Le N°7 du journal Action distribué à Rennes en juin 68 par les comités d’actions

Après les années d’éclipse qui ont suivi la collaboration de certains durant la Seconde Guerre mondiale, la défense de la culture bretonne fait son retour. Le Front de Libération de la Bretagne organise ainsi une série d’attentats, sévèrement réprimés par le pouvoir central. Une nouvelle génération d’artistes apparaît aussi, de Gilles Servat  à Alan Stivell, qui remet au goût du jour cette culture celtique. Généralement impliqués à gauche, ces artistes sont proches de l’Union démocratique bretonne (UDB), et donnent des concerts gratuits en soutien aux grèves symboliques, du Joint-Français aux laitiers de Plogoff.
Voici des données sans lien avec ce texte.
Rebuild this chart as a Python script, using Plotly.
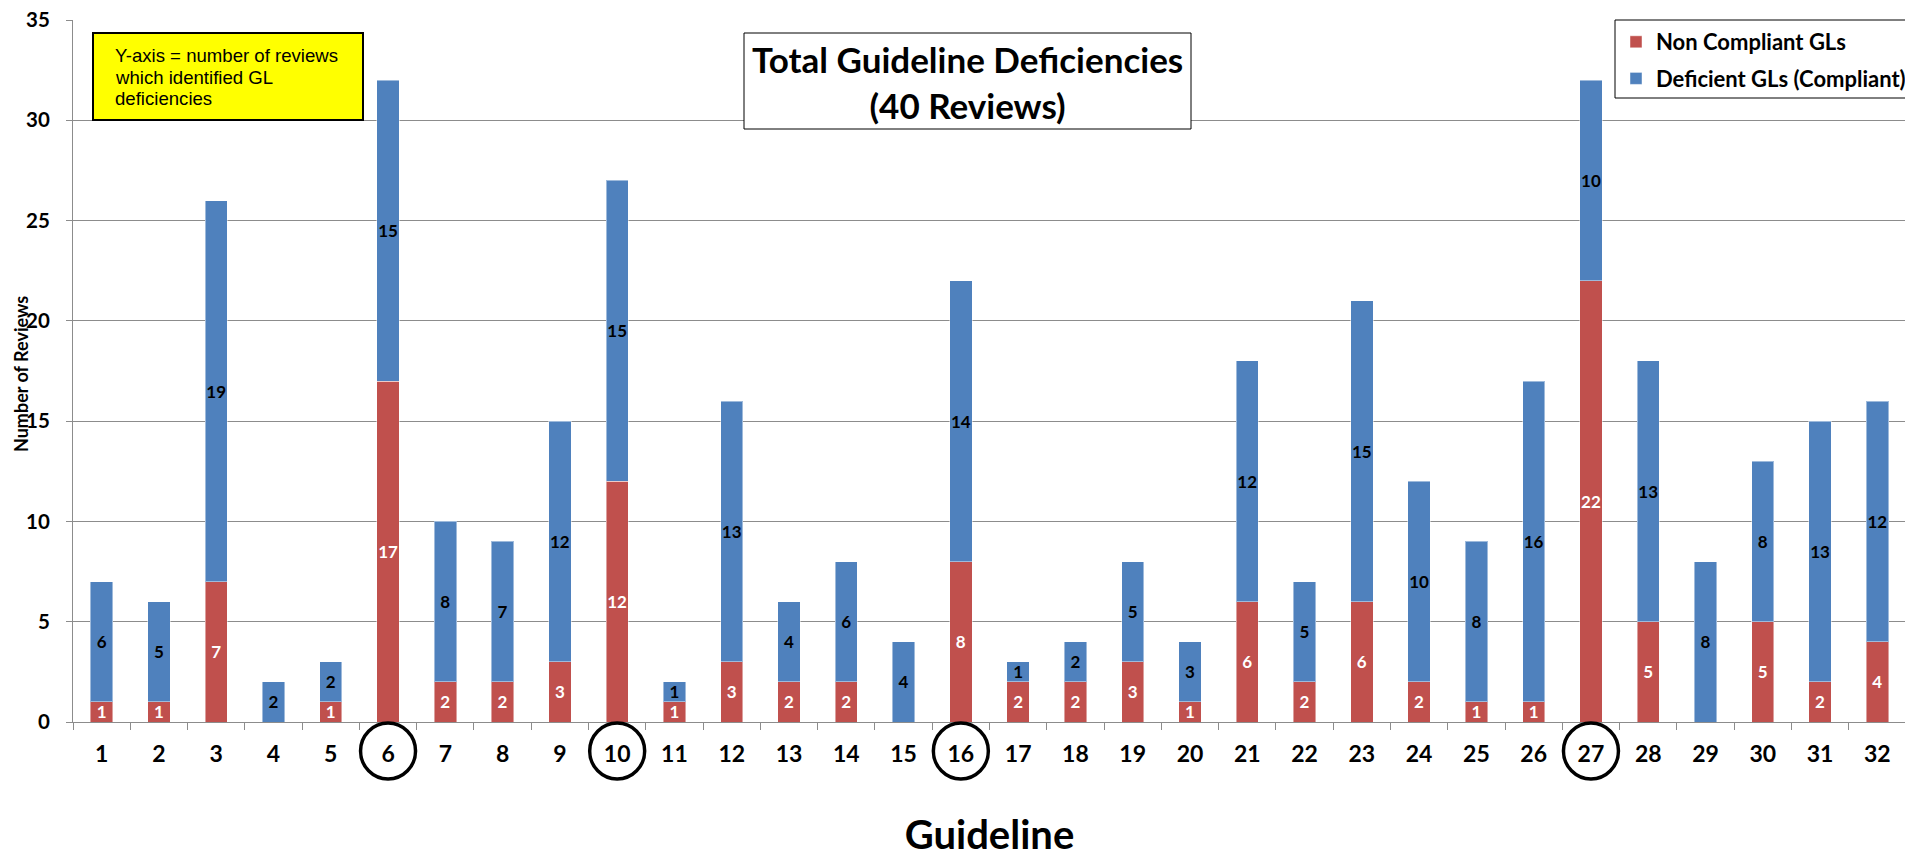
import plotly.graph_objects as go

# ---------------- data ----------------
guidelines = list(range(1, 33))
non_compliant = [1, 1, 7, 0, 1, 17, 2, 2, 3, 12, 1, 3, 2, 2, 0, 8,
                 2, 2, 3, 1, 6, 2, 6, 2, 1, 1, 22, 5, 0, 5, 2, 4]
deficient_compliant = [6, 5, 19, 2, 2, 15, 8, 7, 12, 15, 1, 13, 4, 6, 4, 14,
                       1, 2, 5, 3, 12, 5, 15, 10, 8, 16, 10, 13, 8, 8, 13, 12]
series_names = ["Non Compliant GLs", "Deficient GLs (Compliant)"]
highlighted = [6, 10, 16, 27]
y_ticks = [0, 5, 10, 15, 20, 25, 30, 35]
title_text = "Total Guideline Deficiencies<br>(40 Reviews)"
note_lines = ["Y-axis = number of reviews", "which identified GL", "deficiencies"]
x_title = "Guideline"
y_title = "Number of Reviews"

# ---------------- layout geometry (page pixels) ----------------
OFF = 8                      # browser body margin
W, H = 1913 - OFF, 858 - OFF
L, R, T, B = 73, 1906, 20, 722   # plot area in page pixels


def px_x(px):
    return (px - L) / (R - L)


def px_y(py):
    return (B - py) / (B - T)


FONT = "Lato"
RED = "#C0504D"
BLUE = "#4F81BD"
GRID = "#8c8c8c"

fig = go.Figure()
fig.add_trace(go.Bar(
    x=guidelines, y=non_compliant, name=series_names[0],
    marker=dict(color=RED, line=dict(color="rgba(255,255,255,0.45)", width=1)),
    text=[str(v) if v else "" for v in non_compliant],
    textposition="inside", insidetextanchor="middle", textangle=0,
    textfont=dict(family=FONT, size=17, color="white", weight="bold"),
    legendgroup="nc",
))
fig.add_trace(go.Bar(
    x=guidelines, y=deficient_compliant, name=series_names[1],
    marker=dict(color=BLUE, line=dict(color="rgba(255,255,255,0.45)", width=1)),
    text=[str(v) if v else "" for v in deficient_compliant],
    textposition="inside", insidetextanchor="middle", textangle=0,
    textfont=dict(family=FONT, size=17, color="black", weight="bold"),
    legendgroup="dc",
))

shapes = []
# legend box
shapes.append(dict(type="rect", xref="paper", yref="paper",
                   x0=px_x(1615), x1=px_x(1912), y0=px_y(98), y1=px_y(20),
                   fillcolor="white", line=dict(color="black", width=1), layer="above"))
# title box
shapes.append(dict(type="rect", xref="paper", yref="paper",
                   x0=px_x(744), x1=px_x(1191), y0=px_y(129), y1=px_y(33),
                   fillcolor="white", line=dict(color="black", width=1), layer="above"))
# yellow note box
shapes.append(dict(type="rect", xref="paper", yref="paper",
                   x0=px_x(93), x1=px_x(363), y0=px_y(120), y1=px_y(33),
                   fillcolor="#FFFF00", line=dict(color="black", width=2), layer="above"))
# circles around highlighted guideline labels
for g in highlighted:
    shapes.append(dict(type="circle", xref="x", yref="paper",
                       x0=g - 0.48, x1=g + 0.48, y0=px_y(779), y1=px_y(723),
                       line=dict(color="black", width=3.5), layer="above"))

annotations = [
    dict(text=title_text, xref="paper", yref="paper",
         x=px_x(967.5), y=px_y(82), xanchor="center", yanchor="middle",
         showarrow=False, font=dict(family=FONT, size=35, color="black", weight="bold")),
    dict(text=y_title, xref="paper", yref="paper",
         x=px_x(21), y=px_y(374), xanchor="center", yanchor="middle", textangle=-90,
         showarrow=False, font=dict(family=FONT, size=18, color="black", weight="bold")),
]
for i, line in enumerate(note_lines):
    annotations.append(dict(text=line, xref="paper", yref="paper",
                            x=px_x(113), y=px_y(55 + 22 * i), xanchor="left", yanchor="middle",
                            showarrow=False,
                            font=dict(family="Liberation Sans", size=18.6, color="black")))

fig.update_layout(
    width=W, height=H, autosize=False,
    margin=dict(l=L - OFF, r=W - (R - OFF), t=T - OFF, b=H - (B - OFF), autoexpand=False),
    paper_bgcolor="white", plot_bgcolor="white",
    barmode="stack", bargap=0.61,
    uniformtext=dict(minsize=17, mode="show"),
    font=dict(family=FONT, color="black"),
    shapes=shapes, annotations=annotations,
    legend=dict(x=px_x(1616), y=px_y(21), xanchor="left", yanchor="top",
                bgcolor="rgba(0,0,0,0)", borderwidth=0,
                traceorder="grouped", tracegroupgap=5,
                font=dict(family=FONT, size=22, color="black", weight="bold")),
    xaxis=dict(range=[0.5, 32.5], tickmode="array", tickvals=guidelines,
               ticktext=[str(g) for g in guidelines], ticks="",
               showgrid=False, zeroline=False, showline=True,
               linecolor=GRID, linewidth=1, automargin=False,
               tickfont=dict(family=FONT, size=23, color="black", weight="bold"),
               ticklabelstandoff=11, ticklabeloverflow="allow",
               minor=dict(tickvals=[i + 0.5 for i in range(0, 33)], ticks="outside",
                          ticklen=7, tickcolor=GRID, showgrid=False),
               title=dict(text=x_title, standoff=55,
                          font=dict(family=FONT, size=40, color="black", weight="bold"))),
    yaxis=dict(range=[0, 35], tickmode="array", tickvals=y_ticks,
               showgrid=True, gridcolor=GRID, gridwidth=1, zeroline=False,
               showline=True, linecolor=GRID, linewidth=1, automargin=False,
               ticks="outside", ticklen=6, tickcolor=GRID,
               tickfont=dict(family=FONT, size=20.5, color="black", weight="bold"),
               ticklabelstandoff=12, ticklabeloverflow="allow"),
)

fig.write_html("out.html")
D’autres luttes émergent en parallèle. Dans les villes bretonnes, le mouvement féministe se structure progressivement. Dans le Finistère, de massives luttes environnementales se construisent, contre la construction de centrales nucléaires, et contre les marées noires.

La une d’octobre 1975 du Peuple breton, le mensuel de l’UDB

Ces luttes sont le reflet des évolutions de la société bretonne. Celle-ci rattrape les moyennes nationales en termes d’équipements ménagers, d’espérance de vie… Les sensibilités évoluent également : à gauche, les socialistes devancent désormais les communistes, et partent à la conquête des villes bretonnes. Le Parti socialiste fraîchement créé remporte Nantes et Rennes. Lors des présidentielles de 1981, finalement, l’écart entre gauche et droite se resserre, préparant la future bascule de la région vers la gauche.

Au terme de cette double décennie 68, au-delà de l’agitation révolutionnaire nantaise et des occupations massives brestoises, la Bretagne a changé de visage. Cette région qui craignait de mourir au début des années 60 a rattrapé son retard, et affirme désormais sa culture propre. Même si, malgré tout, l’arrivée de la crise, la désindustrialisation de certaines villes, comme Fougères, et les nouveaux conflits environnementaux montrent que ce retour de la Bretagne reste ambivalent.